> Provided data
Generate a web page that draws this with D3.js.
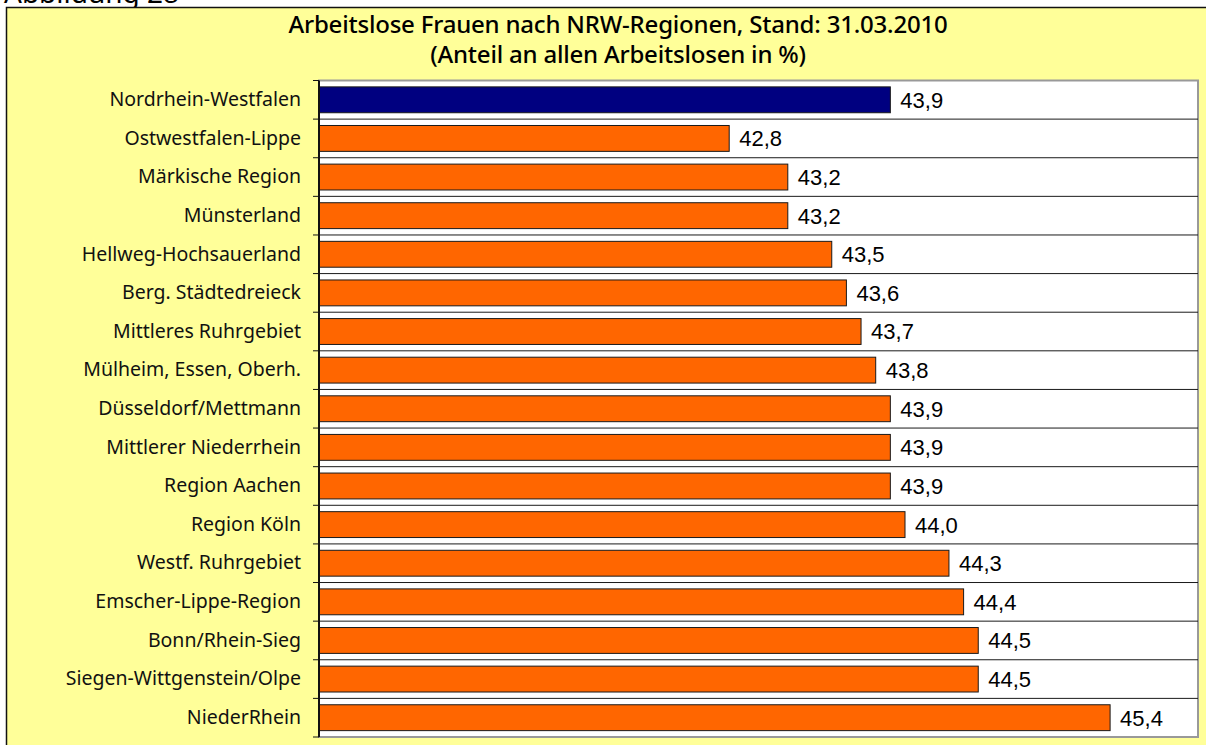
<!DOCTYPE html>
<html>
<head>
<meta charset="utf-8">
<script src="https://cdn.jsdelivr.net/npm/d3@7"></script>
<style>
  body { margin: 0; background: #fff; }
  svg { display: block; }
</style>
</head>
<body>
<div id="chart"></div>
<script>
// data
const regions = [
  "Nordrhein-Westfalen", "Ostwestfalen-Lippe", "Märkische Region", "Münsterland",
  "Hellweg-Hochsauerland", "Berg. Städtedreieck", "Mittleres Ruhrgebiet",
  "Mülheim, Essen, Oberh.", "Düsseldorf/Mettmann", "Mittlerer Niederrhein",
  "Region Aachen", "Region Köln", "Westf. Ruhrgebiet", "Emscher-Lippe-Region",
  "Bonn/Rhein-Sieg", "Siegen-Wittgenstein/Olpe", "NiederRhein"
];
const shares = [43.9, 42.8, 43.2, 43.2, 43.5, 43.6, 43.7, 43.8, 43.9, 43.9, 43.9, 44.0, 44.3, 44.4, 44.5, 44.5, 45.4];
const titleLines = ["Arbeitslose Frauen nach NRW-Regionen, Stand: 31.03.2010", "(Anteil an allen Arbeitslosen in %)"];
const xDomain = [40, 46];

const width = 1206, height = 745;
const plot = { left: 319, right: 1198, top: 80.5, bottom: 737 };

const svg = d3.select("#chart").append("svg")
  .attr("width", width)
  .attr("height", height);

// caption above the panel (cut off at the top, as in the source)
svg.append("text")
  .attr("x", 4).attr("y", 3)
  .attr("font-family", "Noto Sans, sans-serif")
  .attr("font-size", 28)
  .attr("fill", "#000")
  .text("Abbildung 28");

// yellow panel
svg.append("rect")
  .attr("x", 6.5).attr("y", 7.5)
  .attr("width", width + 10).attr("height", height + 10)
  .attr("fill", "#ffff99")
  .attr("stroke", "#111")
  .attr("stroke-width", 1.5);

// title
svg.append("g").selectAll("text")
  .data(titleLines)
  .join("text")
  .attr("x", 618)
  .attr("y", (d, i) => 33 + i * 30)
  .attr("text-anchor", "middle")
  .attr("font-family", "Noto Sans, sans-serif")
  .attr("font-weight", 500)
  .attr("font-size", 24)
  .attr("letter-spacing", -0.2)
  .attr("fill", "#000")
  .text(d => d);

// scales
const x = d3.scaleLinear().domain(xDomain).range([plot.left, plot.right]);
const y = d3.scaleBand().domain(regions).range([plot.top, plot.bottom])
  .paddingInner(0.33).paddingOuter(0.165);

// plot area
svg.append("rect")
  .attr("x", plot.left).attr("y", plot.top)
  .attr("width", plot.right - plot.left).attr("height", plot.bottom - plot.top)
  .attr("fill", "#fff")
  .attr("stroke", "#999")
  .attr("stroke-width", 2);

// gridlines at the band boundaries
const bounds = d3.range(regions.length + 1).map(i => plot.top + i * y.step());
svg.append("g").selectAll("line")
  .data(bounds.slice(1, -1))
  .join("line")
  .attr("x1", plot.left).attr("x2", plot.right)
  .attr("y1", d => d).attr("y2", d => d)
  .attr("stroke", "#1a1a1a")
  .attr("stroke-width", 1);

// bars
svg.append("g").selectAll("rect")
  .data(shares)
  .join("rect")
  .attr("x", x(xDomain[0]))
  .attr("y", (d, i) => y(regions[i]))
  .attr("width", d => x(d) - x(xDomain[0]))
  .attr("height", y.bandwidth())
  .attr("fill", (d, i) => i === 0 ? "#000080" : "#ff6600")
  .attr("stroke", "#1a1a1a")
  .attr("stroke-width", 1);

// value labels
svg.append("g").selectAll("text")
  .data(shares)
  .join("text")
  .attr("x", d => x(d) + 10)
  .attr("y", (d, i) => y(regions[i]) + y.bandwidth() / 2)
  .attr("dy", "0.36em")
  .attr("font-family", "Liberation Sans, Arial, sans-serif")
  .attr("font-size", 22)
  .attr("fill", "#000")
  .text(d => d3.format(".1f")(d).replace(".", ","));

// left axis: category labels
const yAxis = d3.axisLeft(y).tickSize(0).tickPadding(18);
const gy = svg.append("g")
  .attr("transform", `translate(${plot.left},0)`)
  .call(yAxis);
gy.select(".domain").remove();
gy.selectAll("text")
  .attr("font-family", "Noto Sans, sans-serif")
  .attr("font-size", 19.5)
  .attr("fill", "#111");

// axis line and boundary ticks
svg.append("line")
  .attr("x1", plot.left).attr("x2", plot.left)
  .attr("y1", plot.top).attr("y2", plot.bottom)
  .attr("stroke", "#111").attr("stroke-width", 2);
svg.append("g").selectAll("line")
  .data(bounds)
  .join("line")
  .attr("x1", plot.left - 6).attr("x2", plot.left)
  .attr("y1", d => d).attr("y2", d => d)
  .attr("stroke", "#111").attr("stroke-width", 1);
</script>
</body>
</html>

> Task brief
Exclude the pictures, and transcribe all of the material exactly.

> Exercise answer
Generate a web page that draws this with D3.js.
<!DOCTYPE html>
<html>
<head>
<meta charset="utf-8">
<script src="https://cdn.jsdelivr.net/npm/d3@7"></script>
<style>
  body { margin: 0; background: #fff; }
  svg { display: block; }
</style>
</head>
<body>
<div id="chart"></div>
<script>
// data
const regions = [
  "Nordrhein-Westfalen", "Ostwestfalen-Lippe", "Märkische Region", "Münsterland",
  "Hellweg-Hochsauerland", "Berg. Städtedreieck", "Mittleres Ruhrgebiet",
  "Mülheim, Essen, Oberh.", "Düsseldorf/Mettmann", "Mittlerer Niederrhein",
  "Region Aachen", "Region Köln", "Westf. Ruhrgebiet", "Emscher-Lippe-Region",
  "Bonn/Rhein-Sieg", "Siegen-Wittgenstein/Olpe", "NiederRhein"
];
const shares = [43.9, 42.8, 43.2, 43.2, 43.5, 43.6, 43.7, 43.8, 43.9, 43.9, 43.9, 44.0, 44.3, 44.4, 44.5, 44.5, 45.4];
const titleLines = ["Arbeitslose Frauen nach NRW-Regionen, Stand: 31.03.2010", "(Anteil an allen Arbeitslosen in %)"];
const xDomain = [40, 46];

const width = 1206, height = 745;
const plot = { left: 319, right: 1198, top: 80.5, bottom: 737 };

const svg = d3.select("#chart").append("svg")
  .attr("width", width)
  .attr("height", height);

// caption above the panel (cut off at the top, as in the source)
svg.append("text")
  .attr("x", 4).attr("y", 3)
  .attr("font-family", "Noto Sans, sans-serif")
  .attr("font-size", 28)
  .attr("fill", "#000")
  .text("Abbildung 28");

// yellow panel
svg.append("rect")
  .attr("x", 6.5).attr("y", 7.5)
  .attr("width", width + 10).attr("height", height + 10)
  .attr("fill", "#ffff99")
  .attr("stroke", "#111")
  .attr("stroke-width", 1.5);

// title
svg.append("g").selectAll("text")
  .data(titleLines)
  .join("text")
  .attr("x", 618)
  .attr("y", (d, i) => 33 + i * 30)
  .attr("text-anchor", "middle")
  .attr("font-family", "Noto Sans, sans-serif")
  .attr("font-weight", 500)
  .attr("font-size", 24)
  .attr("letter-spacing", -0.2)
  .attr("fill", "#000")
  .text(d => d);

// scales
const x = d3.scaleLinear().domain(xDomain).range([plot.left, plot.right]);
const y = d3.scaleBand().domain(regions).range([plot.top, plot.bottom])
  .paddingInner(0.33).paddingOuter(0.165);

// plot area
svg.append("rect")
  .attr("x", plot.left).attr("y", plot.top)
  .attr("width", plot.right - plot.left).attr("height", plot.bottom - plot.top)
  .attr("fill", "#fff")
  .attr("stroke", "#999")
  .attr("stroke-width", 2);

// gridlines at the band boundaries
const bounds = d3.range(regions.length + 1).map(i => plot.top + i * y.step());
svg.append("g").selectAll("line")
  .data(bounds.slice(1, -1))
  .join("line")
  .attr("x1", plot.left).attr("x2", plot.right)
  .attr("y1", d => d).attr("y2", d => d)
  .attr("stroke", "#1a1a1a")
  .attr("stroke-width", 1);

// bars
svg.append("g").selectAll("rect")
  .data(shares)
  .join("rect")
  .attr("x", x(xDomain[0]))
  .attr("y", (d, i) => y(regions[i]))
  .attr("width", d => x(d) - x(xDomain[0]))
  .attr("height", y.bandwidth())
  .attr("fill", (d, i) => i === 0 ? "#000080" : "#ff6600")
  .attr("stroke", "#1a1a1a")
  .attr("stroke-width", 1);

// value labels
svg.append("g").selectAll("text")
  .data(shares)
  .join("text")
  .attr("x", d => x(d) + 10)
  .attr("y", (d, i) => y(regions[i]) + y.bandwidth() / 2)
  .attr("dy", "0.36em")
  .attr("font-family", "Liberation Sans, Arial, sans-serif")
  .attr("font-size", 22)
  .attr("fill", "#000")
  .text(d => d3.format(".1f")(d).replace(".", ","));

// left axis: category labels
const yAxis = d3.axisLeft(y).tickSize(0).tickPadding(18);
const gy = svg.append("g")
  .attr("transform", `translate(${plot.left},0)`)
  .call(yAxis);
gy.select(".domain").remove();
gy.selectAll("text")
  .attr("font-family", "Noto Sans, sans-serif")
  .attr("font-size", 19.5)
  .attr("fill", "#111");

// axis line and boundary ticks
svg.append("line")
  .attr("x1", plot.left).attr("x2", plot.left)
  .attr("y1", plot.top).attr("y2", plot.bottom)
  .attr("stroke", "#111").attr("stroke-width", 2);
svg.append("g").selectAll("line")
  .data(bounds)
  .join("line")
  .attr("x1", plot.left - 6).attr("x2", plot.left)
  .attr("y1", d => d).attr("y2", d => d)
  .attr("stroke", "#111").attr("stroke-width", 1);
</script>
</body>
</html>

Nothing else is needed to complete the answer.